For each line below that includes the word "with", make a copy.
____
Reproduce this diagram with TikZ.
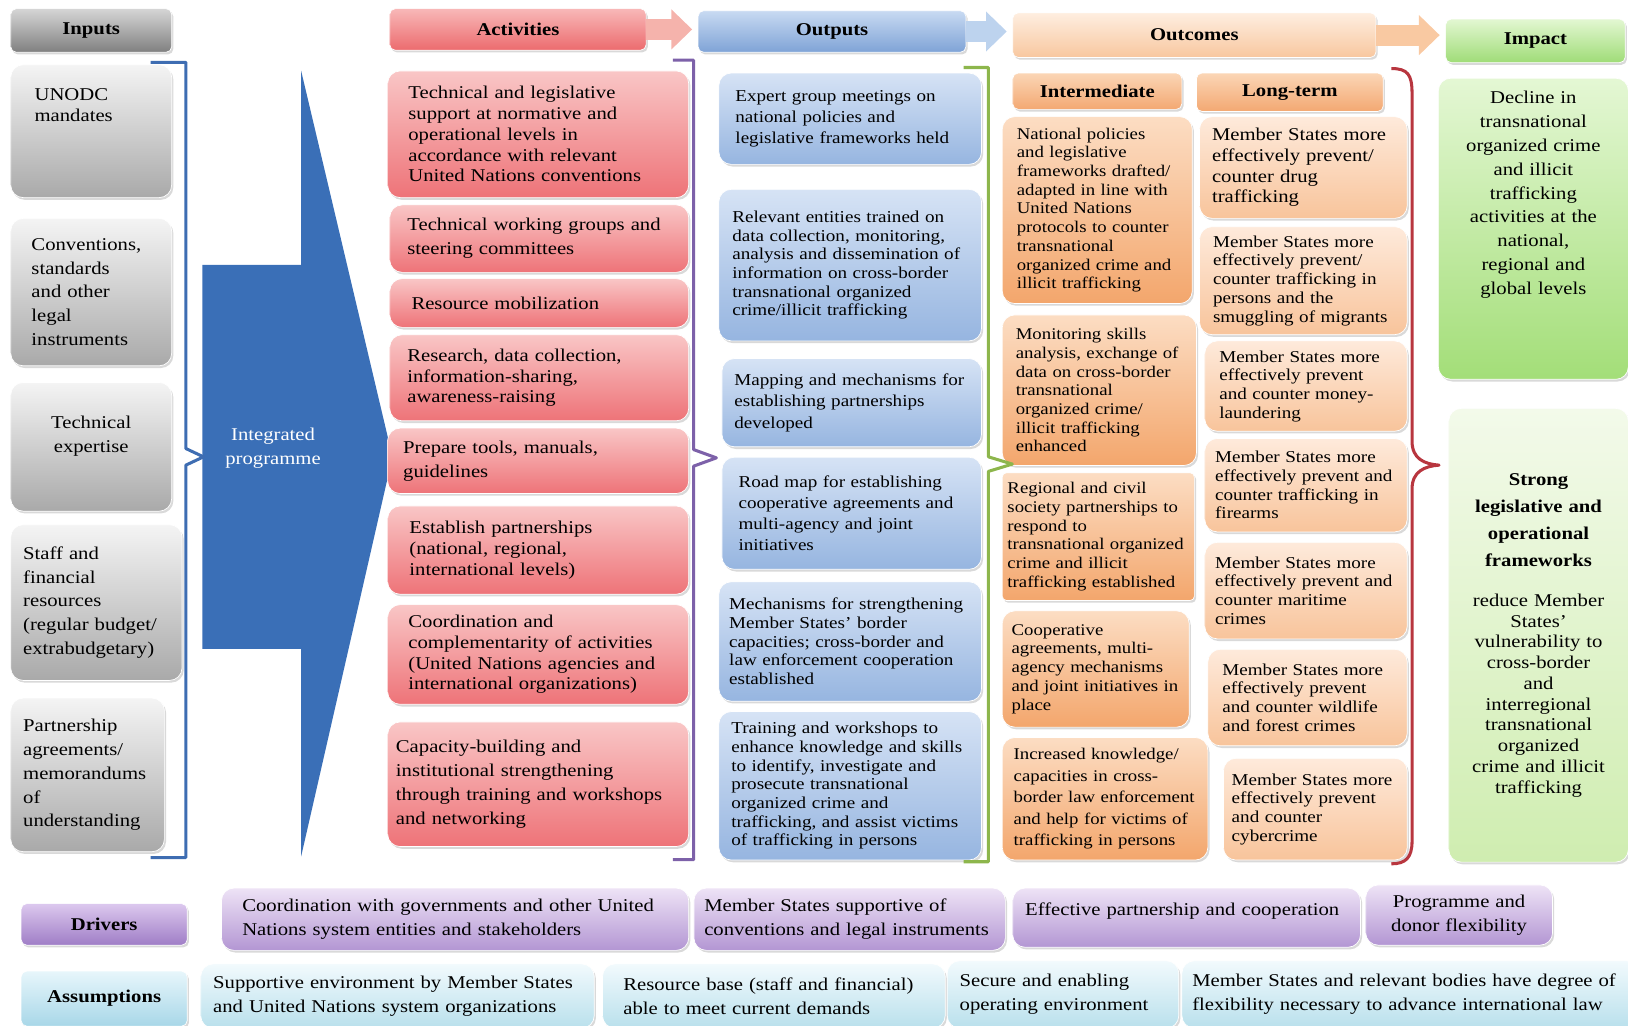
\documentclass[tikz,border=0pt]{standalone}
\usepackage{fontspec}
\setmainfont{Liberation Serif}[FakeStretch=1.15]
\usetikzlibrary{shadows}
\usetikzlibrary {arrows.meta}
\definecolor{inTop}{HTML}{F4F4F4}
\definecolor{inBot}{HTML}{A9A9A9}
\definecolor{inHeadTop}{HTML}{D6D6D6}
\definecolor{inHeadBot}{HTML}{808080}
\definecolor{actTop}{HTML}{F9C6C6}
\definecolor{actBot}{HTML}{EE7378}
\definecolor{actHeadTop}{HTML}{F8B8B8}
\definecolor{actHeadBot}{HTML}{EC6B6E}
\definecolor{outTop}{HTML}{D6E3F5}
\definecolor{outBot}{HTML}{96B5E0}
\definecolor{outHeadTop}{HTML}{C8DAF2}
\definecolor{outHeadBot}{HTML}{7FA3D6}
\definecolor{intTop}{HTML}{FCDDC3}
\definecolor{intBot}{HTML}{F3A66C}
\definecolor{ltTop}{HTML}{FEEADB}
\definecolor{ltBot}{HTML}{F8C49B}
\definecolor{subHeadTop}{HTML}{FBD6B6}
\definecolor{subHeadBot}{HTML}{F3A872}
\definecolor{ocmHeadTop}{HTML}{FEEEE0}
\definecolor{ocmHeadBot}{HTML}{F8C79F}
\definecolor{impTop}{HTML}{E4F7D4}
\definecolor{impBot}{HTML}{A3DE78}
\definecolor{impPaleTop}{HTML}{F3FAEA}
\definecolor{impPaleBot}{HTML}{CFEDB0}
\definecolor{impHeadTop}{HTML}{E3F7D2}
\definecolor{impHeadBot}{HTML}{9FDC77}
\definecolor{drvTop}{HTML}{EEE3F6}
\definecolor{drvBot}{HTML}{B396D3}
\definecolor{drvHeadTop}{HTML}{DCC8EE}
\definecolor{drvHeadBot}{HTML}{9F7DC6}
\definecolor{asmTop}{HTML}{F2FAFD}
\definecolor{asmBot}{HTML}{B9E0EC}
\definecolor{asmHeadTop}{HTML}{E7F6FB}
\definecolor{asmHeadBot}{HTML}{A8D7E8}
\definecolor{progBlue}{HTML}{3A6FB7}
\definecolor{braceBlue}{HTML}{3E6DB2}
\definecolor{bracePurple}{HTML}{7D61A9}
\definecolor{braceGreen}{HTML}{8DB64C}
\definecolor{braceRed}{HTML}{B8363F}
\definecolor{arrPink}{HTML}{F5B3AC}
\definecolor{arrBlue}{HTML}{BDD3EE}
\definecolor{arrPeach}{HTML}{F9C9A2}
\newcommand{\fbig}{\fontsize{13}{15}\selectfont}
\newcommand{\fwide}{\fontsize{13}{17.25}\selectfont}
\newcommand{\fsm}{\fontsize{12}{13.5}\selectfont}
\newcommand{\fmid}{\fontsize{12}{15.4}\selectfont}
\newcommand{\fint}{\fontsize{11.8}{13.5}\selectfont}
\tikzset{cell/.style={rounded corners=9pt,draw=white,line width=0.5pt,
anchor=north west,align=left,inner ysep=2pt,
drop shadow={opacity=0.3,shadow xshift=1.2pt,shadow yshift=-1.6pt}}}
\tikzset{wh/.style n args={3}{minimum width=#1*0.75pt,minimum height=#2*0.75pt,
inner xsep=#3*0.75pt,text width=#1*0.75pt-#3*1.5pt}}
\tikzset{hw/.style 2 args={minimum width=#1*0.75pt,minimum height=#2*0.75pt,inner sep=0pt}}
\tikzset{headcell/.style={cell,rounded corners=4pt,align=center,font=\fbig\bfseries}}
\tikzset{inbox/.style={cell,top color=inTop,bottom color=inBot,font=\fwide}}
\tikzset{actbox/.style={cell,top color=actTop,bottom color=actBot}}
\tikzset{outbox/.style={cell,top color=outTop,bottom color=outBot}}
\tikzset{intbox/.style={cell,top color=intTop,bottom color=intBot,font=\fint}}
\tikzset{ltbox/.style={cell,top color=ltTop,bottom color=ltBot}}
\tikzset{impbox/.style={cell,top color=impTop,bottom color=impBot}}
\tikzset{imppale/.style={cell,top color=impPaleTop,bottom color=impPaleBot}}
\tikzset{drvbox/.style={cell,top color=drvTop,bottom color=drvBot}}
\tikzset{asmbox/.style={cell,top color=asmTop,bottom color=asmBot}}
\tikzset{bracketline/.style={line width=2.2pt,line join=round}}
\tikzset{blockarrow/.style={line width=15pt,shorten >=4pt,-{Triangle[length=15pt,width=28pt]}}}

\begin{document}
\begin{tikzpicture}[x=0.75pt,y=-0.75pt]
\useasboundingbox (0,0) rectangle (1568,988);
\clip (0,0) rectangle (1568,988);

% integrated programme
\fill[progBlue] (290,68) -- (378,440) -- (290,825) -- (290,625) -- (195,625) -- (195,255) -- (290,255) -- cycle;
\node[text=white,font=\fwide,align=center] (prog) at (263,432) {Integrated\\programme};

% headers
\node[headcell,hw={155}{42},top color=inHeadTop,bottom color=inHeadBot] (inh) at (10,8) {Inputs};
\node[headcell,hw={247}{40},top color=actHeadTop,bottom color=actHeadBot] (acth) at (375,8) {Activities};
\node[headcell,hw={258}{40},top color=outHeadTop,bottom color=outHeadBot] (outh) at (672,10) {Outputs};
\node[headcell,hw={350}{43},top color=ocmHeadTop,bottom color=ocmHeadBot] (ocmh) at (975,12) {Outcomes};
\node[headcell,hw={173}{42},top color=impHeadTop,bottom color=impHeadBot] (imph) at (1392,18) {Impact};
\node[headcell,hw={163}{35},top color=subHeadTop,bottom color=subHeadBot] (inth) at (975,70) {Intermediate};
\node[headcell,hw={180}{37},top color=subHeadTop,bottom color=subHeadBot] (lth) at (1152,70) {Long-term};

\draw[blockarrow,draw=arrPink] (acth.east) -- (acth.east -| outh.west);
\draw[blockarrow,draw=arrBlue] (outh.east) -- (outh.east -| ocmh.west);
\draw[blockarrow,draw=arrPeach] (ocmh.east) -- (ocmh.east -| imph.west);

% inputs
\node[inbox,font=\fbig,wh={155}{128}{23},text depth=53pt] (in1) at (10,62) {UNODC\\mandates};
\node[inbox,wh={155}{142}{20}] (in2) at (10,210) {Conventions,\\standards\\and other\\legal\\instruments};
\node[inbox,align=center,wh={155}{124}{10},text depth=36pt] (in3) at (10,368) {Technical\\expertise};
\node[inbox,wh={165}{150}{12}] (in4) at (10,505) {Staff and\\financial\\resources\\(regular budget/\\extrabudgetary)};
\node[inbox,wh={148}{148}{12}] (in5) at (10,672) {Partnership\\agreements/\\memorandums\\of\\understanding};

% activities
\node[actbox,font=\fbig,wh={290}{122}{20}] (act1) at (373,68) {Technical and legislative\\support at normative and\\operational levels in\\accordance with relevant\\United Nations conventions};
\node[actbox,font=\fwide,wh={288}{65}{17}] (act2) at (375,197) {Technical working groups and\\steering committees};
\node[actbox,font=\fbig,wh={288}{47}{21}] (act3) at (375,268) {Resource mobilization};
\node[actbox,font=\fbig,wh={288}{83}{17}] (act4) at (375,322) {Research, data collection,\\information-sharing,\\awareness-raising};
\node[actbox,font=\fwide,wh={290}{63}{15}] (act5) at (373,412) {Prepare tools, manuals,\\guidelines};
\node[actbox,font=\fbig,wh={290}{85}{21}] (act6) at (373,487) {Establish partnerships\\(national, regional,\\international levels)};
\node[actbox,font=\fbig,wh={290}{96}{20}] (act7) at (373,582) {Coordination and\\complementarity of activities\\(United Nations agencies and\\international organizations)};
\node[actbox,font=\fwide,wh={290}{120}{8}] (act8) at (373,695) {Capacity-building and\\institutional strengthening\\through training and workshops\\and networking};

% outputs
\node[outbox,font=\fmid,wh={253}{88}{16}] (out1) at (692,70) {Expert group meetings on\\national policies and\\legislative frameworks held};
\node[outbox,font=\fsm,wh={253}{146}{13}] (out2) at (692,182) {Relevant entities trained on\\data collection, monitoring,\\analysis and dissemination of\\information on cross-border\\transnational organized\\crime/illicit trafficking};
\node[outbox,font=\fmid,wh={250}{85}{12}] (out3) at (695,345) {Mapping and mechanisms for\\establishing partnerships\\developed};
\node[outbox,font=\fmid,wh={250}{108}{16}] (out4) at (695,440) {Road map for establishing\\cooperative agreements and\\multi-agency and joint\\initiatives};
\node[outbox,font=\fsm,wh={253}{115}{10}] (out5) at (692,560) {Mechanisms for strengthening\\Member States’ border\\capacities; cross-border and\\law enforcement cooperation\\established};
\node[outbox,font=\fsm,wh={253}{143}{12}] (out6) at (692,685) {Training and workshops to\\enhance knowledge and skills\\to identify, investigate and\\prosecute transnational\\organized crime and\\trafficking, and assist victims\\of trafficking in persons};

% intermediate outcomes
\node[intbox,wh={183}{180}{14}] (int1) at (965,112) {National policies\\and legislative\\frameworks drafted/\\adapted in line with\\United Nations\\protocols to counter\\transnational\\organized crime and\\illicit trafficking};
\node[intbox,wh={187}{145}{13}] (int2) at (965,303) {Monitoring skills\\analysis, exchange of\\data on cross-border\\transnational\\organized crime/\\illicit trafficking\\enhanced};
\node[intbox,rounded corners=3pt,wh={185}{123}{5}] (int3) at (965,455) {Regional and civil\\society partnerships to\\respond to\\transnational organized\\crime and illicit\\trafficking established};
\node[intbox,wh={180}{112}{9}] (int4) at (965,588) {Cooperative\\agreements, multi-\\agency mechanisms\\and joint initiatives in\\place};
\node[intbox,font=\fontsize{11.8}{15.5}\selectfont,wh={198}{118}{11}] (int5) at (965,710) {Increased knowledge/\\capacities in cross-\\border law enforcement\\and help for victims of\\trafficking in persons};

% long-term outcomes
\node[ltbox,font=\fbig,wh={200}{98}{12}] (lt1) at (1155,112) {Member States more\\effectively prevent/\\counter drug\\trafficking};
\node[ltbox,font=\fsm,wh={200}{104}{13}] (lt2) at (1155,218) {Member States more\\effectively prevent/\\counter trafficking in\\persons and the\\smuggling of migrants};
\node[ltbox,font=\fsm,wh={195}{87}{14}] (lt3) at (1160,328) {Member States more\\effectively prevent\\and counter money-\\laundering};
\node[ltbox,font=\fsm,wh={195}{90}{10}] (lt4) at (1160,422) {Member States more\\effectively prevent and\\counter trafficking in\\firearms};
\node[ltbox,font=\fsm,wh={195}{93}{10}] (lt5) at (1160,522) {Member States more\\effectively prevent and\\counter maritime\\crimes};
\node[ltbox,font=\fsm,wh={192}{93}{14}] (lt6) at (1163,625) {Member States more\\effectively prevent\\and counter wildlife\\and forest crimes};
\node[ltbox,font=\fsm,wh={177}{98}{8}] (lt7) at (1178,730) {Member States more\\effectively prevent\\and counter\\cybercrime};

% impact
\node[impbox,align=center,font=\fwide,wh={183}{290}{6},text depth=190pt] (imp1) at (1385,75) {Decline in\\transnational\\organized crime\\and illicit\\trafficking\\activities at the\\national,\\regional and\\global levels};
\node[imppale,align=center,font=\fbig,wh={173}{437}{6}] (imp2) at (1395,393) {\textbf{Strong}\\[4.5pt]\textbf{legislative and}\\[4.5pt]\textbf{operational}\\[4.5pt]\textbf{frameworks}\\[14pt]reduce Member\\States’\\vulnerability to\\cross-border\\and\\interregional\\transnational\\organized\\crime and illicit\\trafficking};

% brackets
\draw[bracketline,draw=braceBlue] (145,60) -- (179,60) -- (179,432) -- (196,440) -- (179,448) -- (179,826) -- (145,826);
\draw[bracketline,draw=bracePurple] (648,58) -- (668,58) -- (668,433) -- (690,441) -- (668,449) -- (668,828) -- (648,828);
\draw[bracketline,draw=braceGreen] (928,65) -- (952,65) -- (952,440) -- (975,447) -- (952,454) -- (952,830) -- (928,830);
\draw[bracketline,draw=braceRed] (1340,66) .. controls (1356,66) and (1360,72) .. (1360,90) -- (1360,425) .. controls (1360,442) and (1372,447) .. (1386,448) .. controls (1372,449) and (1360,454) .. (1360,471) -- (1360,810) .. controls (1360,826) and (1354,832) .. (1340,832);

% drivers
\node[headcell,hw={160}{40},top color=drvHeadTop,bottom color=drvHeadBot] (drvh) at (20,870) {Drivers};
\node[drvbox,font=\fwide,wh={450}{60}{20}] (drv1) at (213,855) {Coordination with governments and other United\\Nations system entities and stakeholders};
\node[drvbox,font=\fwide,wh={300}{60}{10}] (drv2) at (668,855) {Member States supportive of\\conventions and legal instruments};
\node[drvbox,font=\fwide,wh={335}{57}{12},text depth=12pt] (drv3) at (975,855) {Effective partnership and cooperation};
\node[drvbox,font=\fwide,align=center,wh={180}{58}{6}] (drv4) at (1315,852) {Programme and\\donor flexibility};

% assumptions
\node[headcell,hw={160}{53},top color=asmHeadTop,bottom color=asmHeadBot] (asmh) at (20,935) {Assumptions};
\node[asmbox,font=\fwide,wh={379}{62}{12}] (asm1) at (193,928) {Supportive environment by Member States\\and United Nations system organizations};
\node[asmbox,font=\fwide,wh={330}{62}{20}] (asm2) at (580,928) {Resource base (staff and financial)\\able to meet current demands};
\node[asmbox,font=\fwide,wh={223}{65}{12}] (asm3) at (912,925) {Secure and enabling\\operating environment};
\node[asmbox,font=\fwide,wh={440}{65}{10}] (asm4) at (1138,925) {Member States and relevant bodies have degree of\\flexibility necessary to advance international law};
\end{tikzpicture}
\end{document}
____
• [Result for this exercise]:
Reproduce this diagram with TikZ.
\node[actbox,font=\fbig,wh={290}{122}{20}] (act1) at (373,68) {Technical and legislative\\support at normative and\\operational levels in\\accordance with relevant\\United Nations conventions};
\node[intbox,wh={183}{180}{14}] (int1) at (965,112) {National policies\\and legislative\\frameworks drafted/\\adapted in line with\\United Nations\\protocols to counter\\transnational\\organized crime and\\illicit trafficking};
\node[drvbox,font=\fwide,wh={450}{60}{20}] (drv1) at (213,855) {Coordination with governments and other United\\Nations system entities and stakeholders};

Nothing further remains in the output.